И все же «находка» послужила поводом к новой волоките. Прошло семь месяцев, прежде чем министерство дало свое разрешение, и вещи были отправлены. Но в каком виде! И далеко не все. Так, например, по сообщению ФБР, гитара «пришла в состояние полной негодности в результате ее осмотра, преследовавшего цель обнаружения микроточек». Совершенно испорченным оказался и фотоаппарат.
Стоял жаркий май, когда Донован посетил Абеля в атлантской тюрьме, чтобы еще раз обсудить вопросы, связанные с новым слушанием дела.
Донован с удивлением отметил, что, несмотря на строгий режим, Абель каким‑то образом получает информацию извне. Во всяком случае, он посоветовал Доновану в порядке подготовки к новому сражению в Верховном суде посетить музей ФБР в здании министерства юстиции, где была организована выставка по его делу, а также ознакомиться с книгой директора ФБР Эдгара Гувера «Мастера обмана», в которой тот признавал, что полковник Абель был арестован представителями иммиграционных властей «по требованию ФБР». Этот совет был принят и признание Гувера использовано в записке защиты, подготовленной к повторному слушанию дела в Верховном суде.
Повторное рассмотрение дела Абеля в Верховном суде было по просьбе обвинения еще раз перенесено и вместо 12 октября состоялось 9 ноября 1959 г.
Чтобы не повторяться, не будем заново излагать позиции защиты и обвинения. В своей основе они были прежними.
— Подтвердив этот приговор, суд даст возможность правительственным чиновникам игнорировать требование иметь ордер на обыск в любом уголовном деле, включая также и дела, связанные с депортацией, — повторил Донован.
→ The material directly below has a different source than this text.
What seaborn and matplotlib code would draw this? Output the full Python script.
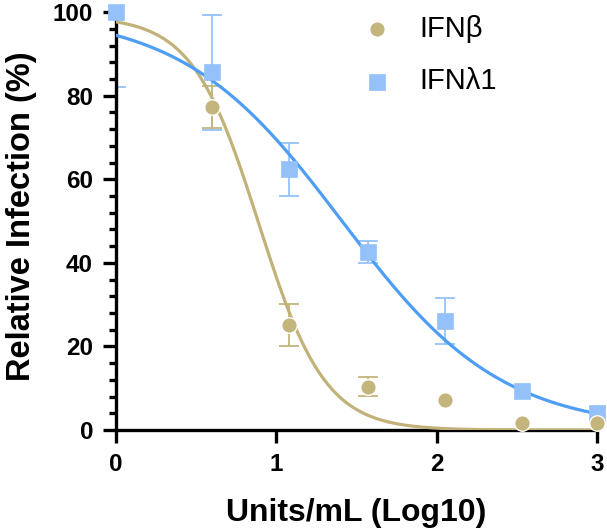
import numpy as np
import pandas as pd
import matplotlib
matplotlib.use("Agg")
import matplotlib.pyplot as plt
import seaborn as sns

# Dose (log10 Units/mL) and mean relative infection with SD
ifnb_x = [0.6, 1.08, 1.57, 2.05, 2.53, 3.0]
ifnb_y = [77.3, 25.1, 10.4, 7.2, 1.7, 1.7]
ifnb_err = [5.0, 5.0, 2.3, 0.0, 0.0, 0.0]

ifnl_x = [0.0, 0.6, 1.08, 1.57, 2.05, 2.53, 3.0]
ifnl_y = [100.0, 85.6, 62.4, 42.6, 26.1, 9.3, 4.1]
ifnl_err = [18.0, 13.7, 6.3, 2.7, 5.6, 0.0, 0.0]

# Four-parameter logistic fits: top, bottom, logIC50, Hill slope
ifnb_fit = dict(top=99.0, bottom=0.0, logic50=0.89, hill=2.1)
ifnl_fit = dict(top=100.0, bottom=0.0, logic50=1.41, hill=0.874)

x_ticks = [0, 1, 2, 3]
y_ticks = [0, 20, 40, 60, 80, 100]

tan_mark = "#c4b57c"
tan_line = "#c2b27a"
blue_mark = "#94c1fa"
blue_line = "#4f9ef5"


def logistic(x, top, bottom, logic50, hill):
    return bottom + (top - bottom) / (1.0 + 10.0 ** ((x - logic50) * hill))


def draw_errors(ax, x, y, err, color):
    # skip points whose SD is too small to show a bar
    keep = [i for i, e in enumerate(err) if e > 0]
    ax.errorbar([x[i] for i in keep], [y[i] for i in keep],
                yerr=[err[i] for i in keep], fmt="none", ecolor=color,
                elinewidth=1.3, capsize=7, capthick=1.3, zorder=2)


sns.set_style("ticks")
plt.rcParams["font.family"] = ["Liberation Sans", "DejaVu Sans"]
plt.rcParams.update({
    "text.color": "black", "axes.labelcolor": "black",
    "xtick.color": "black", "ytick.color": "black",
    "axes.edgecolor": "black",
})

fig = plt.figure(figsize=(6.07, 5.29), dpi=100)
ax = fig.add_axes([0.191, 0.187, 0.7925, 0.790])

xs = np.linspace(0, 3, 300)
curves = pd.DataFrame({
    "x": np.concatenate([xs, xs]),
    "y": np.concatenate([logistic(xs, **ifnb_fit), logistic(xs, **ifnl_fit)]),
    "series": ["IFNβ"] * len(xs) + ["IFNλ1"] * len(xs),
})
sns.lineplot(data=curves, x="x", y="y", hue="series",
             palette={"IFNβ": tan_line, "IFNλ1": blue_line},
             linewidth=2.3, legend=False, ax=ax, zorder=3)

draw_errors(ax, ifnl_x, ifnl_y, ifnl_err, blue_mark)
draw_errors(ax, ifnb_x, ifnb_y, ifnb_err, tan_mark)

pts_l = pd.DataFrame({"x": ifnl_x, "y": ifnl_y})
pts_b = pd.DataFrame({"x": ifnb_x, "y": ifnb_y})
sns.scatterplot(data=pts_l, x="x", y="y", marker="s", s=118, color=blue_mark,
                edgecolor=blue_mark, linewidth=0.5, ax=ax, zorder=4,
                clip_on=False, label="IFNλ1")
sns.scatterplot(data=pts_b, x="x", y="y", marker="o", s=125, color=tan_mark,
                edgecolor="white", linewidth=1.0, ax=ax, zorder=5,
                clip_on=False, label="IFNβ")

ax.set_xlim(0, 3)
ax.set_ylim(0, 100)
ax.set_xticks(x_ticks)
ax.set_yticks(y_ticks)
ax.set_yticks(np.arange(0, 101, 4), minor=True)
ax.tick_params(axis="both", which="major", length=9.5, width=2.4,
               labelsize=17.5, pad=7)
ax.tick_params(axis="y", which="minor", length=5, width=2.4)
for lab in ax.get_xticklabels() + ax.get_yticklabels():
    lab.set_fontweight("bold")
for side in ["left", "bottom"]:
    ax.spines[side].set_linewidth(2.4)
sns.despine(ax=ax)

ax.set_xlabel("Units/mL (Log10)", fontsize=23, fontweight="bold", labelpad=16)
ax.set_ylabel("Relative Infection (%)", fontsize=23.5, fontweight="bold")
ax.yaxis.set_label_coords(-0.165, 0.512)

handles, labels = ax.get_legend_handles_labels()
order = [labels.index("IFNβ"), labels.index("IFNλ1")]
ax.legend([handles[i] for i in order], [labels[i] for i in order],
          loc="upper left", bbox_to_anchor=(0.451, 1.057), frameon=False,
          fontsize=21, handlelength=1.2, handletextpad=0.85,
          labelspacing=0.85, markerscale=1.0)

fig.savefig("out.png", dpi=100)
Что касается обвинения, то следует отметить, что, отвечая на вопрос судьи Уиттэкера, заместитель министра юстиции вынужден был признать, что обыск был бы незаконным, если бы его подлинная цель состояла в получении доказательств разведывательной деятельности Абеля. Но обыск, по его словам, якобы «действительно преследовал цель получить материалы для обоснования дела о высылке» и, дескать, так уж получилось, что искали одно, а натолкнулись на другое, более серьезное.